GPR1200 Dataset
GPR1200: A Benchmark for General-Purpose Content-Based Image Retrieval (ArXiv)
Konstantin Schall, Kai Uwe Barthel, Nico Hezel, Klaus Jung
Visual Computing Group HTW Berlin
Similar to most vision related tasks, deep learning models have taken over in the field of content-based image retrieval (CBIR) over the course of the last decade. However, most publications that aim to optimise neural networks for CBIR, train and test their models on domain specific datasets. It is therefore unclear, if those networks can be used as a general-purpose image feature extractor. After analyzing popular image retrieval test sets we decided to manually curate GPR1200, an easy to use and accessible but challenging benchmark dataset with 1200 categories and 10 class examples. Classes and images were manually selected from six publicly available datasets of different image areas, ensuring high class diversity and clean class boundaries.
Results:
Download Instructions:
The images are available under this link. Unziping the content will result in an "images" folder, which contains all 12000 images. Each filename consists of a combination of the GPR1200 category ID and the original name:
"{category ID}_{original name}.jpg
Evaluation Protocol:
Images are not devided into query and index sets for evaluation and the full mean average precision value is used as the metric.

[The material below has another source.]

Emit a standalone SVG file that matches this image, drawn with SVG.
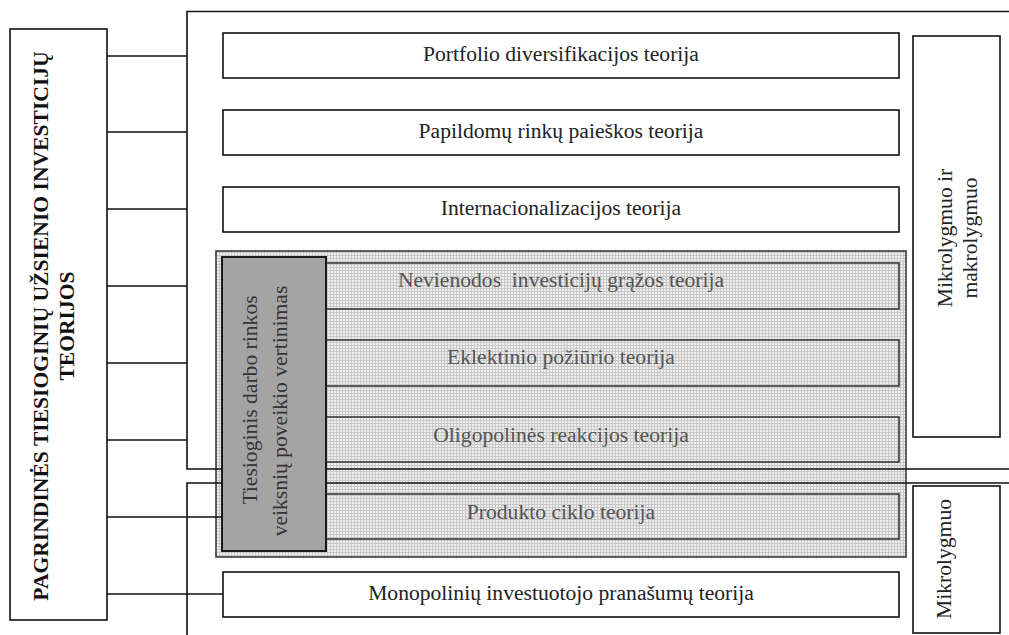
<svg xmlns="http://www.w3.org/2000/svg" width="1009" height="635" viewBox="0 0 1009 635">
<defs>
<pattern id="grid" width="3" height="3" patternUnits="userSpaceOnUse">
<rect width="3" height="3" fill="#efefef"/>
<path d="M0 0.5H3M0.5 0V3" stroke="#c8c8c8" stroke-width="1"/>
</pattern>
<style>
.box{fill:#fff;stroke:#111;stroke-width:1.6}
.pat{fill:url(#grid);stroke:#3a3a3a;stroke-width:1.6}
.dark{fill:#a4a4a4;stroke:#1a1a1a;stroke-width:2}
.ln{fill:none;stroke:#111;stroke-width:1.6}
text{font-family:"Liberation Serif","Times New Roman",serif;font-size:21.6px;fill:#222}
.c{text-anchor:middle}
.g{fill:#555}
.dk{fill:#333}
.b{font-weight:bold;fill:#111}
</style>
</defs>
<rect width="1009" height="635" fill="#fff"/>

<g id="group-area">
<rect class="pat" x="216" y="251" width="690" height="306"/>
</g>
<g id="node-nevienodos">
<rect class="pat" x="223" y="263" width="676" height="46"/>
<text class="c g" x="561" y="287" xml:space="preserve" style="white-space:pre">Nevienodos  investicijų grąžos teorija</text>
</g>
<g id="node-eklektinio">
<rect class="pat" x="223" y="340" width="676" height="46"/>
<text class="c g" x="561" y="364">Eklektinio požiūrio teorija</text>
</g>
<g id="node-oligopolines">
<rect class="pat" x="223" y="417" width="676" height="45"/>
<text class="c g" x="561" y="442">Oligopolinės reakcijos teorija</text>
</g>
<g id="node-produkto">
<rect class="pat" x="223" y="494" width="676" height="45"/>
<text class="c g" x="561" y="519">Produkto ciklo teorija</text>
</g>

<g id="connectors">
<path class="ln" d="M187 635V483H1009M1009 469H187V11.5H1009"/>
<path class="ln" d="M107 56H187M107 132H187M107 209H187M107 286H187M107 363H187M107 440H187M107 517H222M107 594H223"/>
</g>

<g id="node-tiesioginis">
<rect class="dark" x="222" y="257" width="104" height="294"/>
<text class="c dk" transform="translate(257,400) rotate(-90)">Tiesioginis darbo rinkos</text>
<text class="c dk" transform="translate(287,411) rotate(-90)">veiksnių poveikio vertinimas</text>
</g>

<g id="node-portfolio">
<rect class="box" x="223" y="33" width="676" height="45"/>
<text class="c" x="561" y="60.5">Portfolio diversifikacijos teorija</text>
</g>
<g id="node-papildomu">
<rect class="box" x="223" y="110" width="676" height="45"/>
<text class="c" x="561" y="137.5">Papildomų rinkų paieškos teorija</text>
</g>
<g id="node-internacionalizacijos">
<rect class="box" x="223" y="187" width="676" height="45"/>
<text class="c" x="561" y="214.5">Internacionalizacijos teorija</text>
</g>
<g id="node-monopoliniu">
<rect class="box" x="223" y="572" width="676" height="45"/>
<text class="c" x="561" y="599.5">Monopolinių investuotojo pranašumų teorija</text>
</g>

<g id="node-main">
<rect class="box" x="10" y="29" width="97" height="591"/>
<text class="c b" transform="translate(47.5,326) rotate(-90)">PAGRINDINĖS TIESIOGINIŲ UŽSIENIO INVESTICIJŲ</text>
<text class="c b" transform="translate(74,326) rotate(-90)">TEORIJOS</text>
</g>

<g id="node-mikro-makro">
<rect class="box" x="913" y="36" width="87" height="401"/>
<text class="c" transform="translate(952,238) rotate(-90)">Mikrolygmuo ir</text>
<text class="c" transform="translate(977,238) rotate(-90)">makrolygmuo</text>
</g>
<g id="node-mikro">
<rect class="box" x="913" y="486" width="87" height="147"/>
<text class="c" transform="translate(951,559) rotate(-90)">Mikrolygmuo</text>
</g>
</svg>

Instructions and evalution code can be found in this repository.
This notebook contains evaluation code for several models with Pytorch and the awesome timm library.
If you have precomputed embeddings for the dataset, you can run the eval script with the following command:
python ./eval/evaluate.py --evalfile-path '/path/to/embeddings' \
--mode 'embeddings' \
--dataset-path '/path/to/GPR1200/images'
In this case an evaluation file has to be provided that contains embeddings in the order created by the GPR1200 dataset object. This can be a npy file or a pickable python list.
GPR1200_dataset = GPR1200('/path/to/GPR1200/images')
If you work with local features, it is best to provide nearest neighbours indices. For this case run the evaluation script in the indices mode:
python ./eval/evaluate.py --evalfile-path='/path/to/indices' \
--mode='indices' \
--dataset-path='/path/to/GPR1200/images'
License Informations:
This dataset is available for for non-commercial research and educational purposes only and the copyright belongs to the original owners. If any of the images belongs to you and you would like it removed, please kindly inform us, we will remove it from our dataset immediately. Since all images were curated from other publicly available datasets, please visit the respective dataset websites for additional license informations.